Kilka dni temu pisaliśmy, iż brązowa medalistka z Vancouver, Katarzyna Bachleda Curuś ćwiczyła poza kadrą. Mimo samodzielnych przygotowań osiąga lepsze wyniki niż kadrowiczki i zakwalifikowała się do mistrzostw świata w Soczi. Chciała tam wyruszyć z swoim trenerem, ale napotkała na komplikacje.

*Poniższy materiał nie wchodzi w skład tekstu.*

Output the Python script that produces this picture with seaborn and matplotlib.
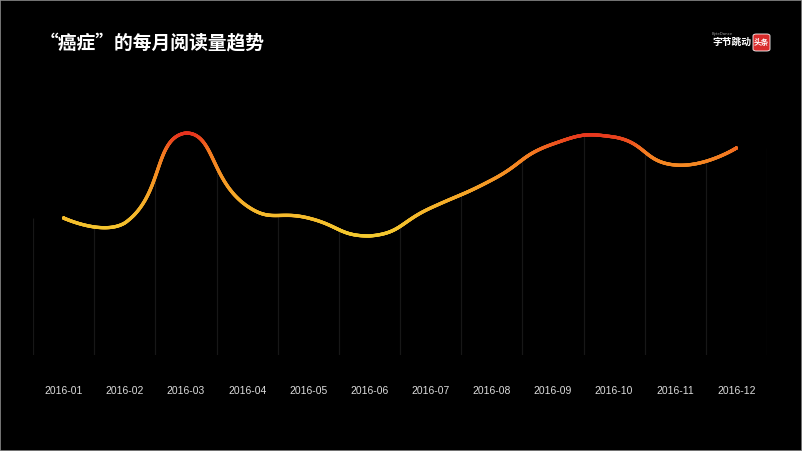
import numpy as np
import pandas as pd
import matplotlib
matplotlib.use("Agg")
import matplotlib.pyplot as plt
import seaborn as sns
from matplotlib.collections import LineCollection
from matplotlib.colors import LinearSegmentedColormap
from matplotlib.patches import FancyBboxPatch, Rectangle

# ---------------- data ----------------
months = ["2016-01", "2016-02", "2016-03", "2016-04", "2016-05", "2016-06",
          "2016-07", "2016-08", "2016-09", "2016-10", "2016-11", "2016-12"]
reads = [137, 132, 222, 149, 137, 119, 147, 175, 211, 218, 190, 207]
title = "“癌症”的每月阅读量趋势"
brand_cn = "字节跳动"
brand_en = "ByteDance"
app_name = "头条"

# ---------------- style ----------------
sns.set_theme(style="dark")
plt.rcParams['font.family'] = ['Noto Sans CJK SC', 'DejaVu Sans']

W, H = 802, 451
fig = plt.figure(figsize=(W / 100, H / 100), dpi=100, facecolor="black")
ax = fig.add_axes([33 / W, 1 - 355 / H, (767 - 33) / W, (355 - 120) / H])
ax.set_facecolor("black")
ax.set_xlim(-0.5, len(months) - 0.5)
ax.set_ylim(0, 235)


def echarts_smooth(xs, ys, sx, sy, smooth=0.5, n=80):
    """Bezier smoothing like ECharts line series (smooth: true)."""
    P = np.column_stack([np.asarray(xs, float) * sx, np.asarray(ys, float) * sy])
    lo, hi = P.min(axis=0), P.max(axis=0)
    out = [P[0:1]]
    cp0 = P[0].copy()
    for i in range(1, len(P)):
        p, prev = P[i], P[i - 1]
        v = None
        if i + 1 < len(P):
            nxt = P[i + 1]
            v = nxt - prev
            lp = np.linalg.norm(p - prev)
            ln = np.linalg.norm(nxt - p)
            r = ln / (ln + lp)
            cp1 = p - v * smooth * (1 - r)
        else:
            cp1 = p.copy()
        c0 = np.clip(cp0, lo, hi)
        c1 = np.clip(cp1, lo, hi)
        t = np.linspace(0, 1, n)[1:, None]
        seg = ((1 - t) ** 3) * prev + 3 * ((1 - t) ** 2) * t * c0 + 3 * (1 - t) * t ** 2 * c1 + t ** 3 * p
        out.append(seg)
        if v is not None:
            cp0 = p + v * smooth * r
    C = np.vstack(out)
    return C[:, 0] / sx, C[:, 1] / sy


xpos = np.arange(len(months))
px_per_cat = (767 - 33) / len(months)
cx, cy = echarts_smooth(xpos, reads, px_per_cat, 1.0)
df = pd.DataFrame({"x": cx, "y": cy})

# faint vertical separators between categories, reaching up to the curve
bounds = np.arange(-0.5, len(months), 1.0)
heights = np.interp(bounds, cx, cy)
ax.vlines(bounds, 0, heights, colors="#171717", lw=0.9, zorder=1)

# base line via seaborn
sns.lineplot(data=df, x="x", y="y", sort=False, ax=ax, color="#f28a22",
             lw=2.3, zorder=2, legend=False)

# gradient overlay (yellow at low values -> red at high values)
cmap = LinearSegmentedColormap.from_list(
    "heat", [(0.0, "#f4ca2f"), (0.3, "#f5b22a"), (0.55, "#f59624"),
             (0.8, "#f47a21"), (0.88, "#f0581f"), (0.95, "#e93d1e"),
             (1.0, "#e52a1e")])
pts = np.column_stack([cx, cy]).reshape(-1, 1, 2)
segs = np.concatenate([pts[:-1], pts[1:]], axis=1)
lc = LineCollection(segs, cmap=cmap, norm=plt.Normalize(min(reads), max(reads) + 2),
                    lw=2.4, capstyle="round", joinstyle="round", zorder=3)
lc.set_array((cy[:-1] + cy[1:]) / 2)
ax.add_collection(lc)

ax.set_xticks(xpos)
ax.set_xticklabels(months, family=["Liberation Sans", "DejaVu Sans"],
                   fontsize=7.5, color="#dcdcdc")
ax.set_yticks([])
ax.tick_params(axis="x", length=0, pad=22)
ax.set_xlabel("")
ax.set_ylabel("")
ax.grid(False)
for s in ax.spines.values():
    s.set_visible(False)

# title
fig.text(40 / W, 1 - 43 / H, title, color="white", fontsize=13.5,
         fontweight="bold", ha="left", va="center")

# logo
fig.text(712 / W, 1 - 34 / H, brand_en, color="#9a9a9a", fontsize=2.8,
         ha="left", va="center", family=["DejaVu Sans"])
fig.text(712 / W, 1 - 42 / H, brand_cn, color="white", fontsize=7,
         fontweight="bold", ha="left", va="center")
box = FancyBboxPatch((753 / W, 1 - 51 / H), 17 / W, 17 / H,
                     boxstyle="round,pad=0,rounding_size=0.004",
                     transform=fig.transFigure, facecolor="#d92b2b",
                     edgecolor="white", lw=0.6)
fig.patches.append(box)
fig.text(761.5 / W, 1 - 42.5 / H, app_name, color="white", fontsize=5.5,
         fontweight="bold", ha="center", va="center")

# thin slide border
fig.patches.append(Rectangle((0, 0), 1, 1, transform=fig.transFigure,
                             facecolor="none", edgecolor="#8a8a8a", lw=1.2))

fig.savefig("out.png", dpi=100, facecolor="black")
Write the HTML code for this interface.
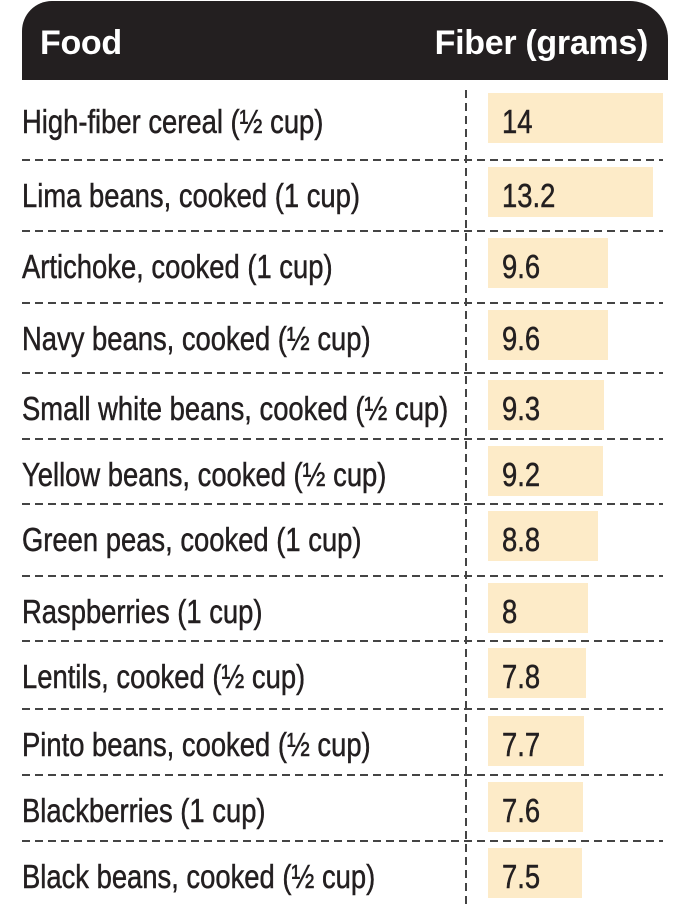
<!DOCTYPE html>
<html><head><meta charset="utf-8"><style>
body{margin:0;width:688px;height:906px;background:#fff;position:relative;overflow:hidden;font-family:"Liberation Sans",sans-serif;color:#231f20}
.hdr{position:absolute;left:22px;top:1px;width:646px;height:79px;background:#231f20;border-radius:30px 38px 0 0}
.hdr span{position:absolute;top:23px;color:#fff;font-weight:bold;font-size:34px;letter-spacing:-0.3px}
.sep{position:absolute;left:22px;width:641px;height:2px;background:repeating-linear-gradient(90deg,#444 0 8px,transparent 8px 13px)}
.vl{position:absolute;left:465px;top:90px;height:816px;width:2px;background:repeating-linear-gradient(180deg,#444 0 8px,transparent 8px 13px)}
.bar{position:absolute;left:488px;height:50px;background:#fdebc8}
.lab,.num{position:absolute;font-size:33px;line-height:50px;white-space:nowrap;transform-origin:0 50%;transform:scaleX(0.83);-webkit-text-stroke:0.5px #231f20}
.lab{left:22px}
.num{left:502px}
</style></head><body>
<div class="hdr"><span style="left:18px">Food</span><span style="right:20px">Fiber (grams)</span></div>
<div class="vl"></div>
<div id="c"></div>
<script>
var b=[85,159,230,302,372,438,503,575,640,708,774,840,906];
var d=[["High-fiber cereal (½ cup)",14],["Lima beans, cooked (1 cup)",13.2],["Artichoke, cooked (1 cup)",9.6],["Navy beans, cooked (½ cup)",9.6],["Small white beans, cooked (½ cup)",9.3],["Yellow beans, cooked (½ cup)",9.2],["Green peas, cooked (1 cup)",8.8],["Raspberries (1 cup)",8],["Lentils, cooked (½ cup)",7.8],["Pinto beans, cooked (½ cup)",7.7],["Blackberries (1 cup)",7.6],["Black beans, cooked (½ cup)",7.5]];
var h="";
for(var i=0;i<12;i++){var t=b[i]+8;
if(i>0)h+='<div class="sep" style="top:'+b[i]+'px"></div>';
h+='<div class="bar" style="top:'+t+'px;width:'+Math.round(d[i][1]*12.5)+'px"></div>';
h+='<div class="lab" style="top:'+(t+4)+'px">'+d[i][0]+'</div>';
h+='<div class="num" style="top:'+(t+4)+'px">'+d[i][1]+'</div>';}
document.getElementById("c").innerHTML=h;
</script>
</body></html>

- Dwa i pół miesiąca temu zwróciłam się z prośbą o wysłanie ze mną na mistrzostwa świata do Soczi trenera Niedźwiedzkiego, ale usłyszałam, że nie ma na to pieniędzy. Po mistrzostwach Polski próbowano wręcz wymusić na nas, abyśmy nie ubiegali się o wyjazdy trenera na zawody – mówi panczenistka Porońca. 

Polski Związek Łyżwiarstwa Szybkiego tłumaczył się, że nie ma pieniędzy na ten cel, że z każdego wyjazdu musi się rozliczyć z każdej konkretnej osoby.

Trener kadry Witold Mazur z kolei twierdzi, iż pobyt szkoleniowca Kasi mu nie przeszkadza. - Nie jestem przeciwny, by trener Kasi pojechał do Soczi – zapewnia.

Na szczęście wszystko skończyło się pomyślnie dla panczenistki z Porońca. Szkoleniowiec najlepszej polskiej panczenistki jednak pojedzie z zawodniczką do Soczi na mistrzostwa świata.

Ministerstwo Sportu wystosowało oświadczenie: „ Zważywszy na fakt, że pani Katarzyna trenuje w klubie, nie przygotowuje się ze środków przekazywanych PZŁS przez MSiT, jak najbardziej zasadnym jest fakt, aby związek przeznaczył dofinansowanie z resortu sportu i turystyki na pokrycie kosztów wyjazdu trenera.”

- Wczoraj zadzwonił do mnie prezes i zakomunikował mi, że wyjazd zostanie sfinansowany. Dla Kasi najważniejszy jest spokój psychiczny. Podczas startów każdy sportowiec potrzebuje bratniej duszy – skomentował Krzysztof Niedźwiedzki.